Dataset extract
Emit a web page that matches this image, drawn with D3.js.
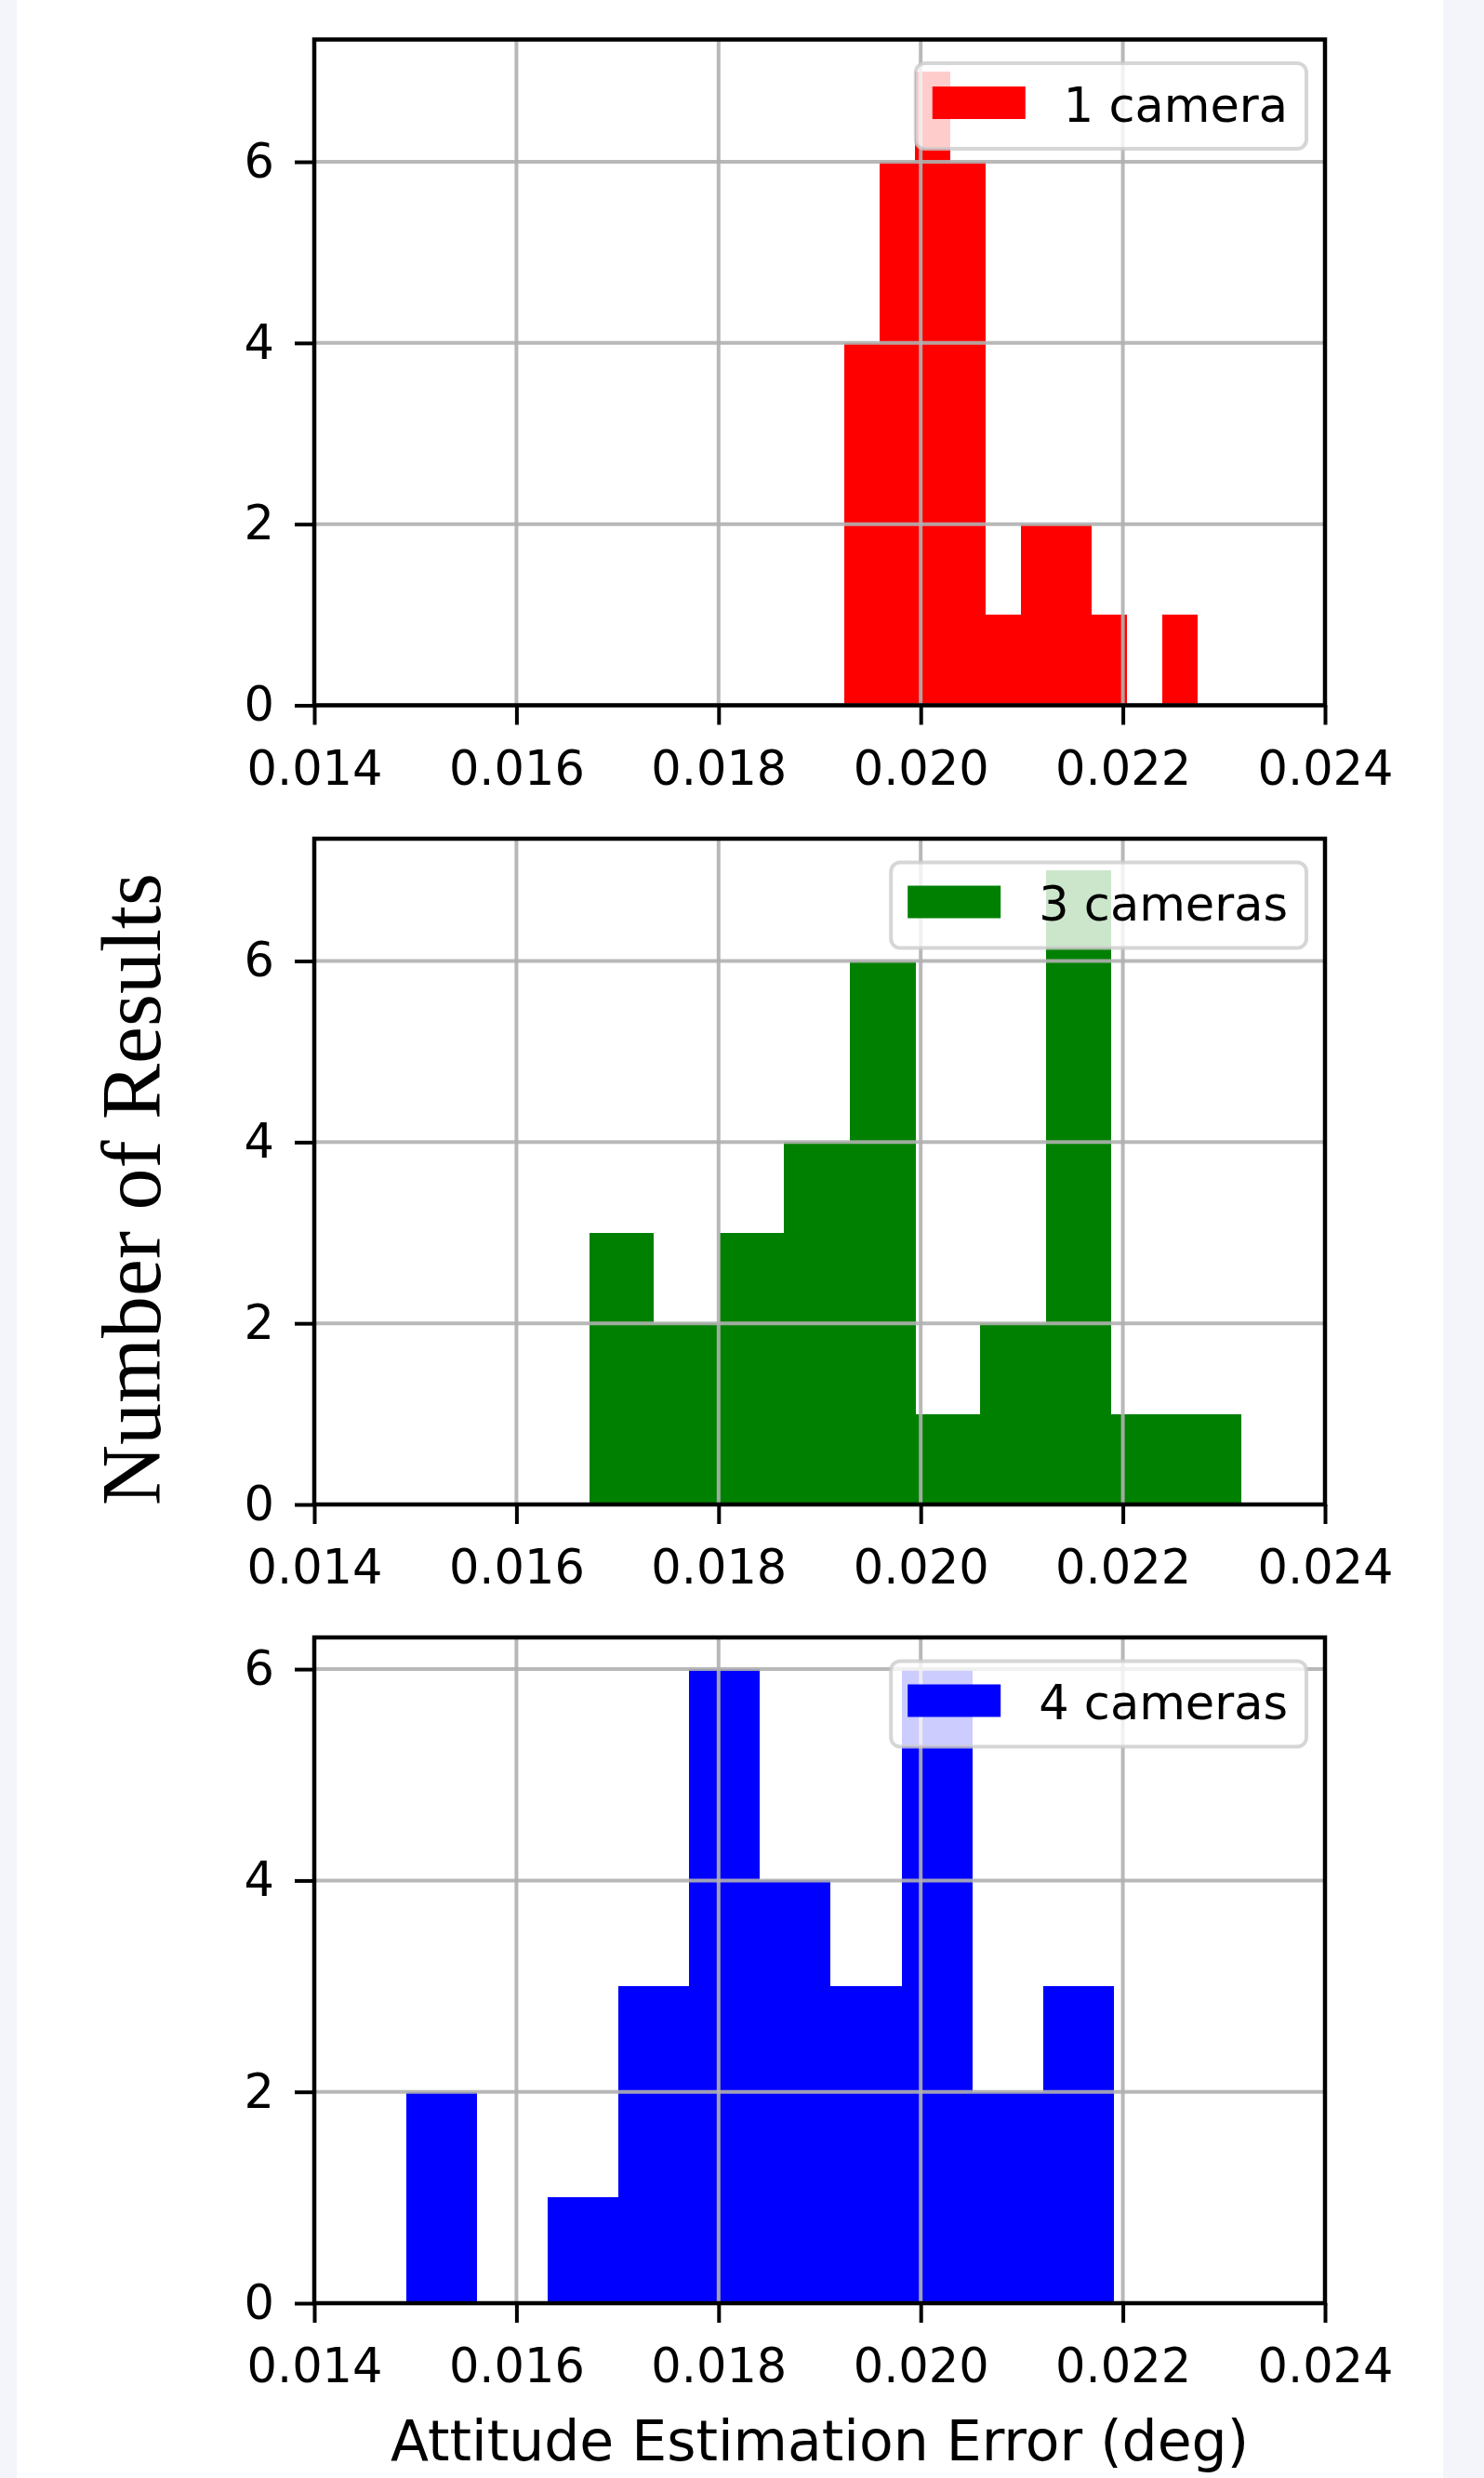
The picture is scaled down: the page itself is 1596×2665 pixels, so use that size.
<!DOCTYPE html>
<html>
<head>
<meta charset="utf-8">
<script src="https://cdnjs.cloudflare.com/ajax/libs/d3/7.8.5/d3.min.js"></script>
<style>
    body { margin: 0; background: #f3f5fb; }
    svg { display: block; }
</style>
</head>
<body>
<div id="graphs_container"></div>
<script>

// histogram bin edges (deg)
var oneCamEdges = [0.01924, 0.01959, 0.01994, 0.02029, 0.02064, 0.02099, 0.02134, 0.02169, 0.02204, 0.02239, 0.02274];
var threeCamEdges = [0.01672, 0.01736, 0.01801, 0.01865, 0.01930, 0.01995, 0.02059, 0.02124, 0.02188, 0.02253, 0.02317];
var fourCamEdges = [0.01491, 0.01561, 0.01631, 0.01701, 0.01771, 0.01841, 0.01911, 0.01981, 0.02051, 0.02121, 0.02191];

// counts per bin
var oneCamCounts = [4, 6, 7, 6, 1, 2, 2, 1, 0, 1];
var threeCamCounts = [3, 2, 3, 4, 6, 1, 2, 7, 1, 1];
var fourCamCounts = [2, 0, 1, 3, 6, 4, 3, 6, 2, 3];

var seriesLabels = ["1 camera", "3 cameras", "4 cameras"];
var seriesColors = ["#ff0000", "#008000", "#0000ff"];

var xTicks = [0.014, 0.016, 0.018, 0.020, 0.022, 0.024];
var yTicks = [0, 2, 4, 6];
var xDomain = [0.014, 0.024];

var xLabel = "Attitude Estimation Error (deg)";
var yLabel = "Number of Results";

var W = 1596, H = 2665;
var axLeft = 338, axWidth = 1087, axHeight = 716;
var axTops = [42.5, 902, 1761];
var tickFont = "'DejaVu Sans', sans-serif";

var svg = d3.select("#graphs_container").append("svg")
    .attr("width", W)
    .attr("height", H);

svg.append("rect")
    .attr("x", 18).attr("y", 0)
    .attr("width", 1534).attr("height", H)
    .attr("fill", "#ffffff");

function drawHist(idx, edges, counts) {
    var top = axTops[idx];
    var ymax = d3.max(counts) * 1.05;

    var x = d3.scaleLinear().domain(xDomain).range([axLeft, axLeft + axWidth]);
    var y = d3.scaleLinear().domain([0, ymax]).range([top + axHeight, top]);

    var g = svg.append("g");

    g.append("rect")
        .attr("x", axLeft).attr("y", top)
        .attr("width", axWidth).attr("height", axHeight)
        .attr("fill", "#ffffff");

    var bins = counts.map(function(c, i) {
        return {x0: edges[i], x1: edges[i + 1], count: c};
    });

    g.selectAll(".bar")
        .data(bins.filter(function(d) { return d.count > 0; }))
        .enter().append("rect")
        .attr("class", "bar")
        .attr("x", function(d) { return Math.round(x(d.x0)); })
        .attr("width", function(d) { return Math.round(x(d.x1)) - Math.round(x(d.x0)); })
        .attr("y", function(d) { return Math.round(y(d.count)); })
        .attr("height", function(d) { return Math.round(y(0)) - Math.round(y(d.count)); })
        .attr("shape-rendering", "crispEdges")
        .attr("fill", seriesColors[idx]);

    // grid over the bars, like the original
    g.selectAll(".vgrid")
        .data(xTicks)
        .enter().append("line")
        .attr("x1", function(d) { return x(d); })
        .attr("x2", function(d) { return x(d); })
        .attr("y1", top).attr("y2", top + axHeight)
        .attr("stroke", "#b0b0b0")
        .attr("stroke-opacity", 0.9)
        .attr("stroke-width", 4);

    g.selectAll(".hgrid")
        .data(yTicks)
        .enter().append("line")
        .attr("x1", axLeft).attr("x2", axLeft + axWidth)
        .attr("y1", function(d) { return y(d); })
        .attr("y2", function(d) { return y(d); })
        .attr("stroke", "#b0b0b0")
        .attr("stroke-opacity", 0.9)
        .attr("stroke-width", 4);

    // axes
    var xAxis = g.append("g")
        .attr("transform", "translate(0," + (top + axHeight) + ")")
        .call(d3.axisBottom(x).tickValues(xTicks).tickFormat(d3.format(".3f"))
            .tickSizeInner(21).tickSizeOuter(0).tickPadding(28));
    var yAxis = g.append("g")
        .attr("transform", "translate(" + axLeft + ",0)")
        .call(d3.axisLeft(y).tickValues(yTicks).tickFormat(d3.format("d"))
            .tickSizeInner(21).tickSizeOuter(0).tickPadding(22));

    [xAxis, yAxis].forEach(function(a) {
        a.select(".domain").remove();
        a.selectAll(".tick line").attr("stroke", "#000").attr("stroke-width", 4);
        a.selectAll(".tick text")
            .attr("fill", "#000")
            .style("font-family", tickFont)
            .style("font-size", "51px");
    });

    g.append("rect")
        .attr("x", axLeft).attr("y", top)
        .attr("width", axWidth).attr("height", axHeight)
        .attr("fill", "none")
        .attr("stroke", "#000")
        .attr("stroke-width", 4.5);

    // legend, upper right
    var leg = g.append("g");
    var legText = leg.append("text")
        .attr("font-family", tickFont)
        .attr("font-size", 51)
        .attr("fill", "#000")
        .text(seriesLabels[idx]);
    var tw = legText.node().getComputedTextLength();
    var boxW = 18 + 100 + 41 + tw + 20;
    var boxH = 92;
    var bx = axLeft + axWidth - 20 - boxW;
    var by = top + 25.5;

    leg.insert("rect", "text")
        .attr("x", bx).attr("y", by)
        .attr("width", boxW).attr("height", boxH)
        .attr("rx", 10).attr("ry", 10)
        .attr("fill", "#ffffff")
        .attr("fill-opacity", 0.8)
        .attr("stroke", "#cccccc")
        .attr("stroke-opacity", 0.8)
        .attr("stroke-width", 4);
    leg.insert("rect", "text")
        .attr("x", bx + 18).attr("y", by + 25)
        .attr("width", 100).attr("height", 35)
        .attr("fill", seriesColors[idx]);
    legText
        .attr("x", bx + 18 + 100 + 41)
        .attr("y", by + 62.5);
}

drawHist(0, oneCamEdges, oneCamCounts);
drawHist(1, threeCamEdges, threeCamCounts);
drawHist(2, fourCamEdges, fourCamCounts);

svg.append("text")
    .attr("x", axLeft + axWidth / 2)
    .attr("y", 2646)
    .attr("text-anchor", "middle")
    .attr("font-family", tickFont)
    .attr("font-size", 60)
    .attr("fill", "#000")
    .text(xLabel);

svg.append("text")
    .attr("transform", "translate(172,1279) rotate(-90)")
    .attr("text-anchor", "middle")
    .attr("font-family", "'Liberation Serif', 'DejaVu Serif', serif")
    .attr("font-size", 90)
    .attr("fill", "#000")
    .text(yLabel);

</script>
</body>
</html>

Directive
Copy out all of the data word for word. Do not carry over any picture.

Written response
Emit a web page that matches this image, drawn with D3.js.
The picture is scaled down: the page itself is 1596×2665 pixels, so use that size.
<!DOCTYPE html>
<html>
<head>
<meta charset="utf-8">
<script src="https://cdnjs.cloudflare.com/ajax/libs/d3/7.8.5/d3.min.js"></script>
<style>
    body { margin: 0; background: #f3f5fb; }
    svg { display: block; }
</style>
</head>
<body>
<div id="graphs_container"></div>
<script>

// histogram bin edges (deg)
var oneCamEdges = [0.01924, 0.01959, 0.01994, 0.02029, 0.02064, 0.02099, 0.02134, 0.02169, 0.02204, 0.02239, 0.02274];
var threeCamEdges = [0.01672, 0.01736, 0.01801, 0.01865, 0.01930, 0.01995, 0.02059, 0.02124, 0.02188, 0.02253, 0.02317];
var fourCamEdges = [0.01491, 0.01561, 0.01631, 0.01701, 0.01771, 0.01841, 0.01911, 0.01981, 0.02051, 0.02121, 0.02191];

// counts per bin
var oneCamCounts = [4, 6, 7, 6, 1, 2, 2, 1, 0, 1];
var threeCamCounts = [3, 2, 3, 4, 6, 1, 2, 7, 1, 1];
var fourCamCounts = [2, 0, 1, 3, 6, 4, 3, 6, 2, 3];

var seriesLabels = ["1 camera", "3 cameras", "4 cameras"];
var seriesColors = ["#ff0000", "#008000", "#0000ff"];

var xTicks = [0.014, 0.016, 0.018, 0.020, 0.022, 0.024];
var yTicks = [0, 2, 4, 6];
var xDomain = [0.014, 0.024];

var xLabel = "Attitude Estimation Error (deg)";
var yLabel = "Number of Results";

var W = 1596, H = 2665;
var axLeft = 338, axWidth = 1087, axHeight = 716;
var axTops = [42.5, 902, 1761];
var tickFont = "'DejaVu Sans', sans-serif";

var svg = d3.select("#graphs_container").append("svg")
    .attr("width", W)
    .attr("height", H);

svg.append("rect")
    .attr("x", 18).attr("y", 0)
    .attr("width", 1534).attr("height", H)
    .attr("fill", "#ffffff");

function drawHist(idx, edges, counts) {
    var top = axTops[idx];
    var ymax = d3.max(counts) * 1.05;

    var x = d3.scaleLinear().domain(xDomain).range([axLeft, axLeft + axWidth]);
    var y = d3.scaleLinear().domain([0, ymax]).range([top + axHeight, top]);

    var g = svg.append("g");

    g.append("rect")
        .attr("x", axLeft).attr("y", top)
        .attr("width", axWidth).attr("height", axHeight)
        .attr("fill", "#ffffff");

    var bins = counts.map(function(c, i) {
        return {x0: edges[i], x1: edges[i + 1], count: c};
    });

    g.selectAll(".bar")
        .data(bins.filter(function(d) { return d.count > 0; }))
        .enter().append("rect")
        .attr("class", "bar")
        .attr("x", function(d) { return Math.round(x(d.x0)); })
        .attr("width", function(d) { return Math.round(x(d.x1)) - Math.round(x(d.x0)); })
        .attr("y", function(d) { return Math.round(y(d.count)); })
        .attr("height", function(d) { return Math.round(y(0)) - Math.round(y(d.count)); })
        .attr("shape-rendering", "crispEdges")
        .attr("fill", seriesColors[idx]);

    // grid over the bars, like the original
    g.selectAll(".vgrid")
        .data(xTicks)
        .enter().append("line")
        .attr("x1", function(d) { return x(d); })
        .attr("x2", function(d) { return x(d); })
        .attr("y1", top).attr("y2", top + axHeight)
        .attr("stroke", "#b0b0b0")
        .attr("stroke-opacity", 0.9)
        .attr("stroke-width", 4);

    g.selectAll(".hgrid")
        .data(yTicks)
        .enter().append("line")
        .attr("x1", axLeft).attr("x2", axLeft + axWidth)
        .attr("y1", function(d) { return y(d); })
        .attr("y2", function(d) { return y(d); })
        .attr("stroke", "#b0b0b0")
        .attr("stroke-opacity", 0.9)
        .attr("stroke-width", 4);

    // axes
    var xAxis = g.append("g")
        .attr("transform", "translate(0," + (top + axHeight) + ")")
        .call(d3.axisBottom(x).tickValues(xTicks).tickFormat(d3.format(".3f"))
            .tickSizeInner(21).tickSizeOuter(0).tickPadding(28));
    var yAxis = g.append("g")
        .attr("transform", "translate(" + axLeft + ",0)")
        .call(d3.axisLeft(y).tickValues(yTicks).tickFormat(d3.format("d"))
            .tickSizeInner(21).tickSizeOuter(0).tickPadding(22));

    [xAxis, yAxis].forEach(function(a) {
        a.select(".domain").remove();
        a.selectAll(".tick line").attr("stroke", "#000").attr("stroke-width", 4);
        a.selectAll(".tick text")
            .attr("fill", "#000")
            .style("font-family", tickFont)
            .style("font-size", "51px");
    });

    g.append("rect")
        .attr("x", axLeft).attr("y", top)
        .attr("width", axWidth).attr("height", axHeight)
        .attr("fill", "none")
        .attr("stroke", "#000")
        .attr("stroke-width", 4.5);

    // legend, upper right
    var leg = g.append("g");
    var legText = leg.append("text")
        .attr("font-family", tickFont)
        .attr("font-size", 51)
        .attr("fill", "#000")
        .text(seriesLabels[idx]);
    var tw = legText.node().getComputedTextLength();
    var boxW = 18 + 100 + 41 + tw + 20;
    var boxH = 92;
    var bx = axLeft + axWidth - 20 - boxW;
    var by = top + 25.5;

    leg.insert("rect", "text")
        .attr("x", bx).attr("y", by)
        .attr("width", boxW).attr("height", boxH)
        .attr("rx", 10).attr("ry", 10)
        .attr("fill", "#ffffff")
        .attr("fill-opacity", 0.8)
        .attr("stroke", "#cccccc")
        .attr("stroke-opacity", 0.8)
        .attr("stroke-width", 4);
    leg.insert("rect", "text")
        .attr("x", bx + 18).attr("y", by + 25)
        .attr("width", 100).attr("height", 35)
        .attr("fill", seriesColors[idx]);
    legText
        .attr("x", bx + 18 + 100 + 41)
        .attr("y", by + 62.5);
}

drawHist(0, oneCamEdges, oneCamCounts);
drawHist(1, threeCamEdges, threeCamCounts);
drawHist(2, fourCamEdges, fourCamCounts);

svg.append("text")
    .attr("x", axLeft + axWidth / 2)
    .attr("y", 2646)
    .attr("text-anchor", "middle")
    .attr("font-family", tickFont)
    .attr("font-size", 60)
    .attr("fill", "#000")
    .text(xLabel);

svg.append("text")
    .attr("transform", "translate(172,1279) rotate(-90)")
    .attr("text-anchor", "middle")
    .attr("font-family", "'Liberation Serif', 'DejaVu Serif', serif")
    .attr("font-size", 90)
    .attr("fill", "#000")
    .text(yLabel);

</script>
</body>
</html>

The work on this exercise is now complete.